- Saidupur Location in Punjab, India Saidupur Saidupur (India)
- Coordinates: 31°11′15″N 75°27′45″E﻿ / ﻿31.187381°N 75.4626265°E
- Country: India
- State: Punjab
- District: Jalandhar
- Tehsil: Nakodar

Government
- • Type: Panchayat raj
- • Body: Gram panchayat
- Elevation: 240 m (790 ft)

Population (2011)
- • Total: 464
- Sex ratio 231/233 ♂/♀

Languages
- • Official: Punjabi
- Time zone: UTC+5:30 (IST)
- ISO 3166 code: IN-PB
- Vehicle registration: PB- 08
- Website: jalandhar.nic.in

= Saidupur =

Saidupur is a village in Nakodar in Jalandhar district of Punjab State, India. It is located 9 km from Nakodar, 33 km from Kapurthala, 20 km from district headquarter Jalandhar and 163 km from state capital Chandigarh.
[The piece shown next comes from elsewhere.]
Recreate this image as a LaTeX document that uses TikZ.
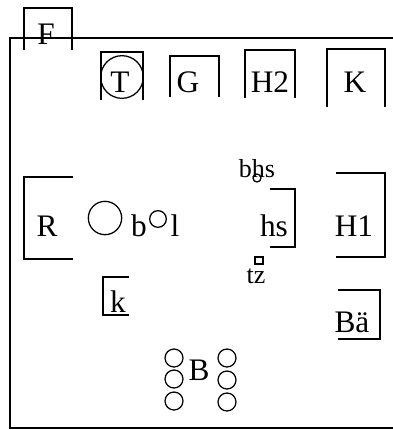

The village is administrated by a sarpanch who is an elected representative of village as per Panchayati raj (India).

== Transport ==
Nakodar railway station is the nearest train station. The village is 70 km away from domestic airport in Ludhiana and the nearest international airport is located in Chandigarh also Sri Guru Ram Dass Jee International Airport is the second nearest airport which is 114 km away in Amritsar.